Paylaş
Yapay zeka, daha önce ulaşılamaz olarak kabul edilen birçok alanda biz insanları geçmeyi başardı. Bunlara satranç, atari oyunları, Go, sürücüsüz araçlar ve çok daha fazlasını dahil edebiliriz. Bu hızlı teknolojik ilerlemenin finansal hizmetler sektörü üzerinde de büyük etkisi oldu. Sektörde giderek daha fazla yönetici, kendi şirketlerinin artık “bankacılık lisansına sahip teknoloji şirketleri” olduklarını söylüyor.
Ayrıca, teknoloji girişimleri perakende bankacılık, emeklilik veya kişisel yatırımlar gibi alanlarda yerleşik finansal kurumlara giderek daha fazla meydan okuyor ve finansal teknoloji endüstrisi (fintech) hızlı bir şekilde büyüyor. Hatta finans endüstrisinde yapay zeka, para kazanma işlemlerinde insanlardan daha doğru kararlar verebiliyor. International Journal of Data Science and Analytics'te yayınlanan yeni bir çalışma, yapay zekanın para kazanmada insanlardan daha iyi olup olmadığına ışık tuttu. Quant hedge fonları olarak adlandırılan bazı uzman yatırım şirketleri, yatırım karar verme süreçlerinde yapay zeka kullandıklarını söylüyor. Ancak resmi performans bilgilerini yayınlamıyorlar. Ayrıca bazılarının milyarlarca doları yönetmesine rağmen, daha büyük yatırım endüstrisinin boyutuna göre niş ve küçük kalıyorlar.

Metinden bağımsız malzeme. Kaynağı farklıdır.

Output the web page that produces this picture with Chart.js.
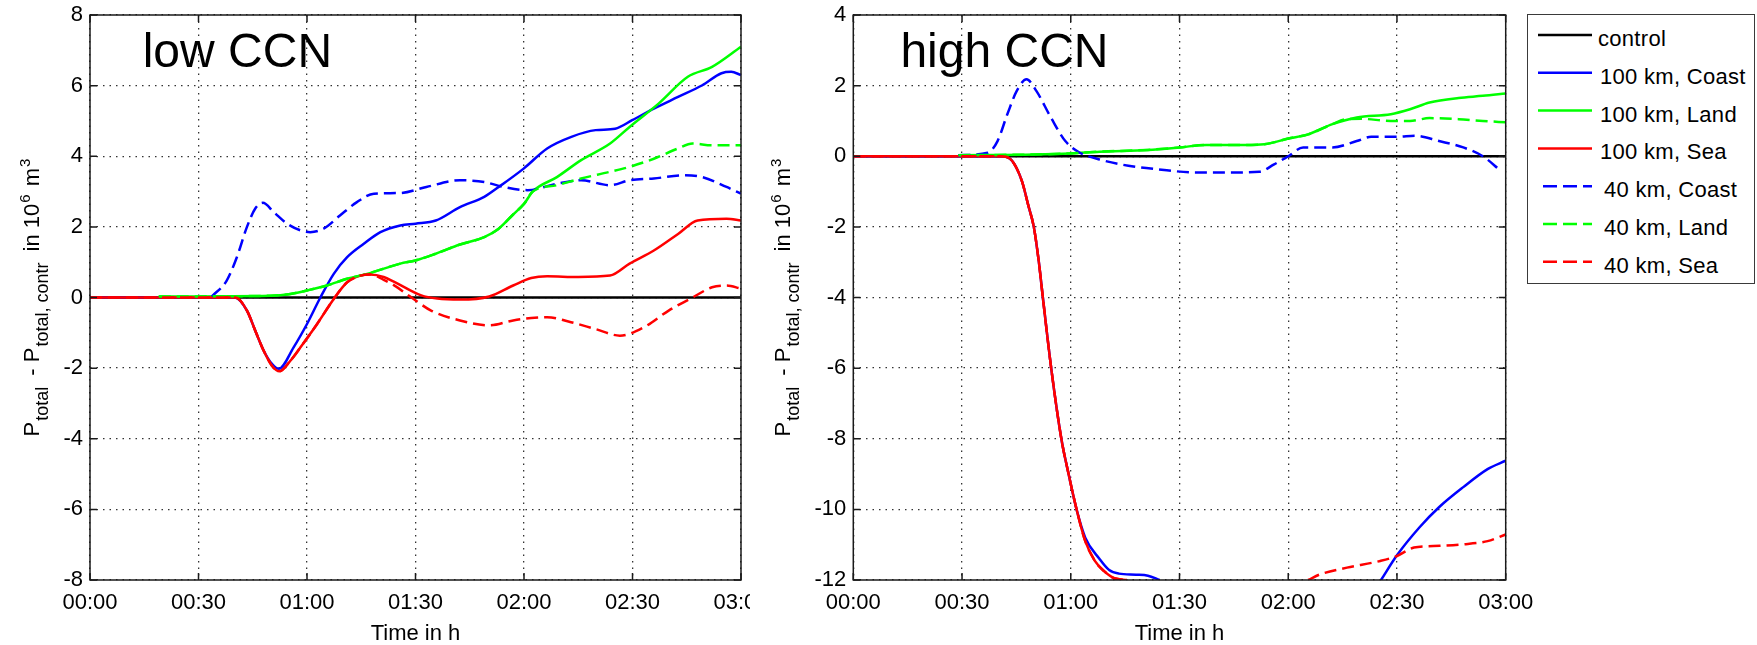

Wojtek Buczynski’nin baş yazarlığını yaptığı “A review of machine learning experiments in equity investment decision‑making” başlıklı makalede, akademik araştırmacılar tarafından 2000 ve 2018 yılları arasında yayınlanan 27 hakemli çalışma analiz edildi. Bunların makine öğrenimi algoritmalarını kullanan farklı türde borsa tahmin deneylerini tanımlandı. Hemen hemen tüm durumlarda, yazarlar en yüksek performanslı modellerini deneylerinin birincil ürünü olarak sundular. Yani en iyi sonucun özenle seçilmiş olduğu ve tüm optimal olmayan sonuçların göz ardı edildiğini söyleyebilirim. Bu yaklaşım, herhangi bir stratejinin yalnızca bir kez uygulanabildiği ve sonucunun açık kâr veya zarar olduğu gerçek dünya yatırım yönetiminde işe yaramıyor.
Birden fazla versiyonu çalıştırmak ve ardından en başarılı olanı temsili olarak sunmak finans sektörü gibi kritik bir sektörde büyük sorunlara yol açabilir. Örneğin biri negatif yüzde 40, diğeri negatif yüzde 20 ve üçüncüsü pozitif yüzde 20 kazanan üç varyantı çalıştırırsak ve sonra sadece pozitif yüzde 20 kazancı gösterirsek bu yanlış bir temsil olur. İncelenen modeller, yaşamın birçok alanında muazzam bir başarının işareti olan yaklaşık yüzde 95 gibi çok yüksek bir doğruluk düzeyine ulaştı. Ancak piyasa tahmininde, bir algoritma zamanın yüzde 5 de olsa yanlışlık payı varsa sonuç felaket olabilir. Bu hatanın sonu sadece kârı değil, aynı zamanda tüm temel sermayeyi de ortadan kaldırabilir.
Ayrıca incelenen çalışmalardaki modellerin hiçbiri AB yasal yönergesi MIFID II veya iş etiği gibi mevcut mali düzenlemeleri dikkate almıyor. Yani yapay zekanın finans yatırımlarında söz sahibi olması için önünde aşması gereken teknik, etik ve güven problemleri var diyebilirim.